Raleigh, N.C. — The North American Securities Administrators Association announced Tuesday that a settlement had been reached in principle between Credit Suisse Securities (USA) LLC and state securities regulators, including the North Carolina Secretary of State's Office.
The settlement would provide relief for Credit Suisse clients who have had their funds frozen in the auction rate securities market, officials said.
The Securities Division of the North Carolina Secretary of State's Office led an investigation of allegations that Credit Suisse misled clients by falsely assuring them that auction rate securities were as safe and liquid as cash. The auction rate markets froze in February, triggering complaints from investors who couldn't withdraw money from their accounts.
“I am pleased that we produced an outcome that can help ease the hardships that many of these investors faced after losing access to their money,” Secretary of State Elaine Marshall said in a statement. “This settlement is the result both of efficient and effective enforcement work by state securities regulators and a willingness by Credit Suisse to arrive at a solution that addresses the needs of its clients.”
Under the terms of the settlement, Credit Suisse agreed to buy back by Dec. 11 all auction rate securities purchased through the firm by individual investors since Feb. 14 that haven't been auctioned.

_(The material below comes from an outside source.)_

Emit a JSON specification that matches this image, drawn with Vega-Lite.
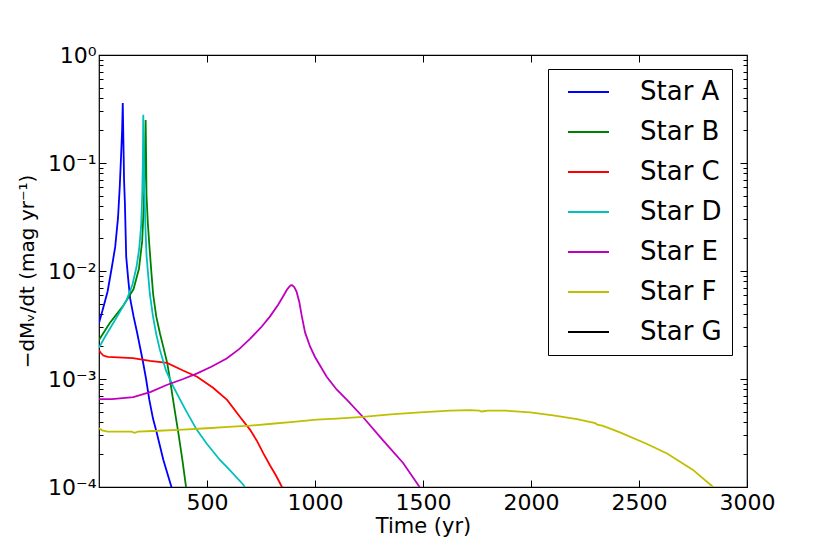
{
  "$schema": "https://vega.github.io/schema/vega-lite/v6.json",
  "width": 648,
  "height": 432,
  "autosize": {"type": "none"},
  "padding": {"left": 99, "top": 55, "right": 83, "bottom": 67},
  "background": "#ffffff",
  "config": {
    "font": "DejaVu Sans",
    "view": {"stroke": "#000000", "strokeWidth": 1.2},
    "axis": {
      "domain": false,
      "grid": false,
      "tickColor": "#000000",
      "tickWidth": 1,
      "labelColor": "#000000",
      "labelFont": "DejaVu Sans",
      "labelFontSize": 22,
      "titleFont": "DejaVu Sans",
      "titleFontSize": 21,
      "titleFontWeight": "normal",
      "titleColor": "#000000",
      "labelFlush": false,
      "labelOverlap": false
    },
    "legend": {
      "orient": "none",
      "legendX": 449,
      "legendY": 14,
      "strokeColor": "#000000",
      "fillColor": "#ffffff",
      "padding": 10,
      "symbolType": "stroke",
      "symbolSize": 1681,
      "symbolStrokeWidth": 2,
      "symbolOffset": 9,
      "clipHeight": 26,
      "labelFont": "DejaVu Sans",
      "labelFontSize": 26,
      "labelColor": "#000000",
      "labelOffset": 30,
      "rowPadding": 14
    }
  },
  "data": {
    "values": [
      {"star": "Star A", "time": 0, "rate": 0.0033},
      {"star": "Star A", "time": 20, "rate": 0.0046},
      {"star": "Star A", "time": 40, "rate": 0.0065},
      {"star": "Star A", "time": 60, "rate": 0.011},
      {"star": "Star A", "time": 75, "rate": 0.0167},
      {"star": "Star A", "time": 88, "rate": 0.031},
      {"star": "Star A", "time": 96, "rate": 0.06},
      {"star": "Star A", "time": 102, "rate": 0.114},
      {"star": "Star A", "time": 107, "rate": 0.2},
      {"star": "Star A", "time": 110, "rate": 0.36},
      {"star": "Star A", "time": 113, "rate": 0.16},
      {"star": "Star A", "time": 116, "rate": 0.07},
      {"star": "Star A", "time": 120, "rate": 0.042},
      {"star": "Star A", "time": 126, "rate": 0.0135},
      {"star": "Star A", "time": 135, "rate": 0.0085},
      {"star": "Star A", "time": 144, "rate": 0.0056},
      {"star": "Star A", "time": 160, "rate": 0.0038},
      {"star": "Star A", "time": 177, "rate": 0.00265},
      {"star": "Star A", "time": 202, "rate": 0.0015},
      {"star": "Star A", "time": 218, "rate": 0.001},
      {"star": "Star A", "time": 233, "rate": 0.00064},
      {"star": "Star A", "time": 250, "rate": 0.00043},
      {"star": "Star A", "time": 267, "rate": 0.00032},
      {"star": "Star A", "time": 298, "rate": 0.000178},
      {"star": "Star A", "time": 333, "rate": 0.000104},
      {"star": "Star A", "time": 345, "rate": 0.000085},

      {"star": "Star B", "time": 0, "rate": 0.0023},
      {"star": "Star B", "time": 50, "rate": 0.0033},
      {"star": "Star B", "time": 110, "rate": 0.0047},
      {"star": "Star B", "time": 160, "rate": 0.0068},
      {"star": "Star B", "time": 185, "rate": 0.0105},
      {"star": "Star B", "time": 200, "rate": 0.019},
      {"star": "Star B", "time": 207, "rate": 0.04},
      {"star": "Star B", "time": 212, "rate": 0.09},
      {"star": "Star B", "time": 216, "rate": 0.25},
      {"star": "Star B", "time": 218, "rate": 0.12},
      {"star": "Star B", "time": 220, "rate": 0.05},
      {"star": "Star B", "time": 226, "rate": 0.028},
      {"star": "Star B", "time": 233, "rate": 0.0174},
      {"star": "Star B", "time": 242, "rate": 0.01},
      {"star": "Star B", "time": 251, "rate": 0.006},
      {"star": "Star B", "time": 265, "rate": 0.0038},
      {"star": "Star B", "time": 282, "rate": 0.00265},
      {"star": "Star B", "time": 300, "rate": 0.0019},
      {"star": "Star B", "time": 316, "rate": 0.0014},
      {"star": "Star B", "time": 330, "rate": 0.00095},
      {"star": "Star B", "time": 343, "rate": 0.00064},
      {"star": "Star B", "time": 355, "rate": 0.00045},
      {"star": "Star B", "time": 367, "rate": 0.00032},
      {"star": "Star B", "time": 386, "rate": 0.000178},
      {"star": "Star B", "time": 403, "rate": 0.0001},
      {"star": "Star B", "time": 410, "rate": 0.00008},

      {"star": "Star C", "time": 0, "rate": 0.00185},
      {"star": "Star C", "time": 8, "rate": 0.00175},
      {"star": "Star C", "time": 20, "rate": 0.00165},
      {"star": "Star C", "time": 40, "rate": 0.0016},
      {"star": "Star C", "time": 157, "rate": 0.00156},
      {"star": "Star C", "time": 236, "rate": 0.00147},
      {"star": "Star C", "time": 315, "rate": 0.00141},
      {"star": "Star C", "time": 389, "rate": 0.0012},
      {"star": "Star C", "time": 454, "rate": 0.00105},
      {"star": "Star C", "time": 528, "rate": 0.00083},
      {"star": "Star C", "time": 593, "rate": 0.00064},
      {"star": "Star C", "time": 653, "rate": 0.000445},
      {"star": "Star C", "time": 699, "rate": 0.00034},
      {"star": "Star C", "time": 730, "rate": 0.00027},
      {"star": "Star C", "time": 761, "rate": 0.000205},
      {"star": "Star C", "time": 792, "rate": 0.000158},
      {"star": "Star C", "time": 820, "rate": 0.000127},
      {"star": "Star C", "time": 847, "rate": 0.0001},
      {"star": "Star C", "time": 860, "rate": 0.00009},

      {"star": "Star D", "time": 0, "rate": 0.00195},
      {"star": "Star D", "time": 30, "rate": 0.0025},
      {"star": "Star D", "time": 66, "rate": 0.0033},
      {"star": "Star D", "time": 100, "rate": 0.0043},
      {"star": "Star D", "time": 128, "rate": 0.0054},
      {"star": "Star D", "time": 155, "rate": 0.0075},
      {"star": "Star D", "time": 174, "rate": 0.011},
      {"star": "Star D", "time": 186, "rate": 0.016},
      {"star": "Star D", "time": 195, "rate": 0.026},
      {"star": "Star D", "time": 200, "rate": 0.05},
      {"star": "Star D", "time": 203, "rate": 0.1},
      {"star": "Star D", "time": 205, "rate": 0.28},
      {"star": "Star D", "time": 207, "rate": 0.15},
      {"star": "Star D", "time": 211, "rate": 0.05},
      {"star": "Star D", "time": 215, "rate": 0.025},
      {"star": "Star D", "time": 220, "rate": 0.014},
      {"star": "Star D", "time": 228, "rate": 0.009},
      {"star": "Star D", "time": 236, "rate": 0.006},
      {"star": "Star D", "time": 250, "rate": 0.0038},
      {"star": "Star D", "time": 265, "rate": 0.0026},
      {"star": "Star D", "time": 282, "rate": 0.00186},
      {"star": "Star D", "time": 310, "rate": 0.0012},
      {"star": "Star D", "time": 344, "rate": 0.00085},
      {"star": "Star D", "time": 400, "rate": 0.00052},
      {"star": "Star D", "time": 452, "rate": 0.00034},
      {"star": "Star D", "time": 500, "rate": 0.00025},
      {"star": "Star D", "time": 560, "rate": 0.000178},
      {"star": "Star D", "time": 610, "rate": 0.00014},
      {"star": "Star D", "time": 668, "rate": 0.000105},
      {"star": "Star D", "time": 685, "rate": 0.000093},

      {"star": "Star E", "time": 0, "rate": 0.00065},
      {"star": "Star E", "time": 60, "rate": 0.00065},
      {"star": "Star E", "time": 159, "rate": 0.00068},
      {"star": "Star E", "time": 240, "rate": 0.00076},
      {"star": "Star E", "time": 313, "rate": 0.00088},
      {"star": "Star E", "time": 390, "rate": 0.001},
      {"star": "Star E", "time": 452, "rate": 0.00112},
      {"star": "Star E", "time": 520, "rate": 0.0013},
      {"star": "Star E", "time": 591, "rate": 0.00155},
      {"star": "Star E", "time": 650, "rate": 0.0019},
      {"star": "Star E", "time": 699, "rate": 0.00235},
      {"star": "Star E", "time": 750, "rate": 0.003},
      {"star": "Star E", "time": 792, "rate": 0.0038},
      {"star": "Star E", "time": 830, "rate": 0.0049},
      {"star": "Star E", "time": 852, "rate": 0.0058},
      {"star": "Star E", "time": 872, "rate": 0.0068},
      {"star": "Star E", "time": 885, "rate": 0.0073},
      {"star": "Star E", "time": 893, "rate": 0.0074},
      {"star": "Star E", "time": 904, "rate": 0.0071},
      {"star": "Star E", "time": 915, "rate": 0.0064},
      {"star": "Star E", "time": 927, "rate": 0.0052},
      {"star": "Star E", "time": 938, "rate": 0.0039},
      {"star": "Star E", "time": 954, "rate": 0.0027},
      {"star": "Star E", "time": 977, "rate": 0.002},
      {"star": "Star E", "time": 1000, "rate": 0.0016},
      {"star": "Star E", "time": 1054, "rate": 0.00105},
      {"star": "Star E", "time": 1100, "rate": 0.0008},
      {"star": "Star E", "time": 1148, "rate": 0.00064},
      {"star": "Star E", "time": 1222, "rate": 0.000445},
      {"star": "Star E", "time": 1315, "rate": 0.00027},
      {"star": "Star E", "time": 1408, "rate": 0.000167},
      {"star": "Star E", "time": 1477, "rate": 0.000105},
      {"star": "Star E", "time": 1490, "rate": 0.000095},

      {"star": "Star F", "time": 0, "rate": 0.00035},
      {"star": "Star F", "time": 15, "rate": 0.000335},
      {"star": "Star F", "time": 40, "rate": 0.000325},
      {"star": "Star F", "time": 150, "rate": 0.000325},
      {"star": "Star F", "time": 165, "rate": 0.000318},
      {"star": "Star F", "time": 180, "rate": 0.000325},
      {"star": "Star F", "time": 250, "rate": 0.00033},
      {"star": "Star F", "time": 389, "rate": 0.00034},
      {"star": "Star F", "time": 500, "rate": 0.00035},
      {"star": "Star F", "time": 600, "rate": 0.00036},
      {"star": "Star F", "time": 699, "rate": 0.00037},
      {"star": "Star F", "time": 800, "rate": 0.000385},
      {"star": "Star F", "time": 900, "rate": 0.0004},
      {"star": "Star F", "time": 1008, "rate": 0.00042},
      {"star": "Star F", "time": 1100, "rate": 0.00043},
      {"star": "Star F", "time": 1222, "rate": 0.000445},
      {"star": "Star F", "time": 1350, "rate": 0.00047},
      {"star": "Star F", "time": 1486, "rate": 0.00049},
      {"star": "Star F", "time": 1625, "rate": 0.00051},
      {"star": "Star F", "time": 1718, "rate": 0.000515},
      {"star": "Star F", "time": 1760, "rate": 0.00051},
      {"star": "Star F", "time": 1772, "rate": 0.0005},
      {"star": "Star F", "time": 1800, "rate": 0.00051},
      {"star": "Star F", "time": 1880, "rate": 0.00051},
      {"star": "Star F", "time": 1996, "rate": 0.00049},
      {"star": "Star F", "time": 2102, "rate": 0.00046},
      {"star": "Star F", "time": 2213, "rate": 0.000425},
      {"star": "Star F", "time": 2297, "rate": 0.00039},
      {"star": "Star F", "time": 2310, "rate": 0.000375},
      {"star": "Star F", "time": 2330, "rate": 0.00037},
      {"star": "Star F", "time": 2412, "rate": 0.00032},
      {"star": "Star F", "time": 2537, "rate": 0.00025},
      {"star": "Star F", "time": 2630, "rate": 0.000204},
      {"star": "Star F", "time": 2750, "rate": 0.000144},
      {"star": "Star F", "time": 2843, "rate": 0.0001},
      {"star": "Star F", "time": 2860, "rate": 0.000093}
    ]
  },
  "layer": [
    {
      "mark": {"type": "line", "strokeWidth": 1.8, "clip": true},
      "encoding": {
        "x": {
          "field": "time",
          "type": "quantitative",
          "scale": {"domain": [0, 3000], "nice": false},
          "axis": {
            "orient": "bottom",
            "title": "Time (yr)",
            "format": "d",
            "values": [500, 1000, 1500, 2000, 2500, 3000],
            "tickSize": -7,
            "labelPadding": 12,
            "titlePadding": 2
          }
        },
        "y": {
          "field": "rate",
          "type": "quantitative",
          "scale": {"type": "log", "domain": [0.0001, 1], "nice": false},
          "axis": {
            "orient": "left",
            "title": "−dMᵥ/dt (mag yr⁻¹)",
            "titleFontSize": 20,
            "values": [0.0001, 0.001, 0.01, 0.1, 1],
            "labelExpr": "datum.value >= 0.5 ? '10⁰' : datum.value >= 0.05 ? '10⁻¹' : datum.value >= 0.005 ? '10⁻²' : datum.value >= 0.0005 ? '10⁻³' : '10⁻⁴'",
            "tickSize": -7,
            "labelPadding": 10,
            "titlePadding": 10
          }
        },
        "color": {
          "field": "star",
          "type": "nominal",
          "scale": {
            "domain": ["Star A", "Star B", "Star C", "Star D", "Star E", "Star F", "Star G"],
            "range": ["#0000ff", "#008000", "#ff0000", "#00bfbf", "#bf00bf", "#bfbf00", "#000000"]
          },
          "legend": {"title": null}
        }
      }
    },
    {
      "mark": {"type": "line", "opacity": 0},
      "encoding": {
        "x": {
          "field": "time",
          "type": "quantitative",
          "axis": {"orient": "top", "title": null, "labels": false, "values": [500, 1000, 1500, 2000, 2500], "tickSize": -7}
        },
        "y": {
          "field": "rate",
          "type": "quantitative",
          "axis": {
            "orient": "left",
            "title": null,
            "labels": false,
            "tickSize": -4,
            "values": [0.0002, 0.0003, 0.0004, 0.0005, 0.0006, 0.0007, 0.0008, 0.0009,
                       0.002, 0.003, 0.004, 0.005, 0.006, 0.007, 0.008, 0.009,
                       0.02, 0.03, 0.04, 0.05, 0.06, 0.07, 0.08, 0.09,
                       0.2, 0.3, 0.4, 0.5, 0.6, 0.7, 0.8, 0.9]
          }
        },
        "detail": {"field": "star"}
      }
    },
    {
      "mark": {"type": "line", "opacity": 0},
      "encoding": {
        "x": {"field": "time", "type": "quantitative", "axis": null},
        "y": {
          "field": "rate",
          "type": "quantitative",
          "axis": {"orient": "right", "title": null, "labels": false, "tickSize": -7, "values": [0.001, 0.01, 0.1]}
        },
        "detail": {"field": "star"}
      }
    },
    {
      "mark": {"type": "line", "opacity": 0},
      "encoding": {
        "x": {"field": "time", "type": "quantitative", "axis": null},
        "y": {
          "field": "rate",
          "type": "quantitative",
          "axis": {
            "orient": "right",
            "title": null,
            "labels": false,
            "tickSize": -4,
            "values": [0.0002, 0.0003, 0.0004, 0.0005, 0.0006, 0.0007, 0.0008, 0.0009,
                       0.002, 0.003, 0.004, 0.005, 0.006, 0.007, 0.008, 0.009,
                       0.02, 0.03, 0.04, 0.05, 0.06, 0.07, 0.08, 0.09,
                       0.2, 0.3, 0.4, 0.5, 0.6, 0.7, 0.8, 0.9]
          }
        },
        "detail": {"field": "star"}
      }
    }
  ],
  "resolve": {"axis": {"x": "independent", "y": "independent"}}
}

The deal also calls for the firm to fully reimburse individual investors who sold their auction rate securities at a discount after the market failed, resolve investors' damage claims through arbitration and pay $15 million in civil penalties to states.
The investigation into possible violations by Credit Suisse is part of a larger, ongoing state-led effort to address problems in connection with the offer and sale of auction rate securities, officials said.